## PROBLEM DETAILS
Write the lines out again, from the top of the material to the line containing "import plotly.graph_objects as go", pictures excluded.
————————
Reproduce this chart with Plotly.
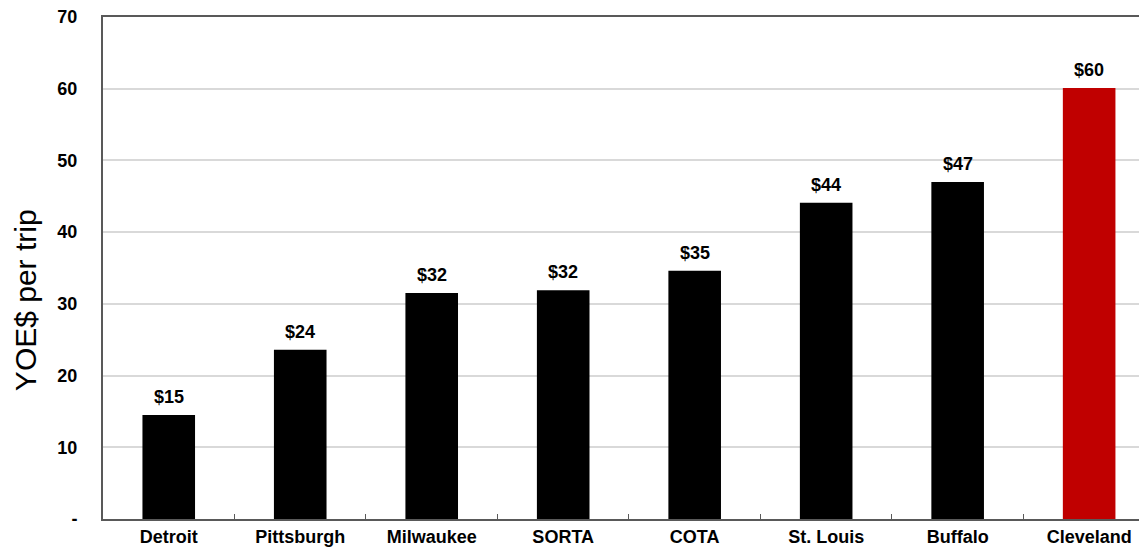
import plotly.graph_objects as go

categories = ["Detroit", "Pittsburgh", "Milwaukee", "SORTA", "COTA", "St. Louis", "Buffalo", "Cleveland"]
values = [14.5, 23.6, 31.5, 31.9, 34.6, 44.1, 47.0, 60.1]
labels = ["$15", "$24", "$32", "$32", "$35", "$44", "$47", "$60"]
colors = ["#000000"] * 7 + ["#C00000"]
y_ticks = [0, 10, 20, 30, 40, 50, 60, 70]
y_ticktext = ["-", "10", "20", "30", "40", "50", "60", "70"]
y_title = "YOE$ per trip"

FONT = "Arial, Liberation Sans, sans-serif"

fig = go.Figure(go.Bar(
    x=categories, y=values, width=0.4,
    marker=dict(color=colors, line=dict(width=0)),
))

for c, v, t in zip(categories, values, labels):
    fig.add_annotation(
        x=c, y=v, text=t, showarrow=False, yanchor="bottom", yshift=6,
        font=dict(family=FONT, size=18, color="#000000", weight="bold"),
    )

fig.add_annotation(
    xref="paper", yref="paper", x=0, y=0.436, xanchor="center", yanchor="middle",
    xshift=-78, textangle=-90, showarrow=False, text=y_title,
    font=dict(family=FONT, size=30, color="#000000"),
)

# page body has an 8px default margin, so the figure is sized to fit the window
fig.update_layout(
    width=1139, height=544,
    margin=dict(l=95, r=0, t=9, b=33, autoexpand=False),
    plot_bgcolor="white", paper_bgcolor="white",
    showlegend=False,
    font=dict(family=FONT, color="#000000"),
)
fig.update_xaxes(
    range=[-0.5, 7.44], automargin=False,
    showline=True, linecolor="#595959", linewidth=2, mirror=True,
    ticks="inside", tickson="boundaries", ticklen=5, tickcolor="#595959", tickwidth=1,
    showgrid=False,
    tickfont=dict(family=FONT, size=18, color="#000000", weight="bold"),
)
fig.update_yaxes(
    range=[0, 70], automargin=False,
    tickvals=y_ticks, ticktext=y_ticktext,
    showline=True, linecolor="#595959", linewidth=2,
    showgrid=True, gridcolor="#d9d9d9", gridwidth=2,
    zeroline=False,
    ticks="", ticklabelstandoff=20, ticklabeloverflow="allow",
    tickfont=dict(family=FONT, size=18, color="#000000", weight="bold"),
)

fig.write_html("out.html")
————————
## RESULT OF THE EXERCISE
Reproduce this chart with Plotly.
import plotly.graph_objects as go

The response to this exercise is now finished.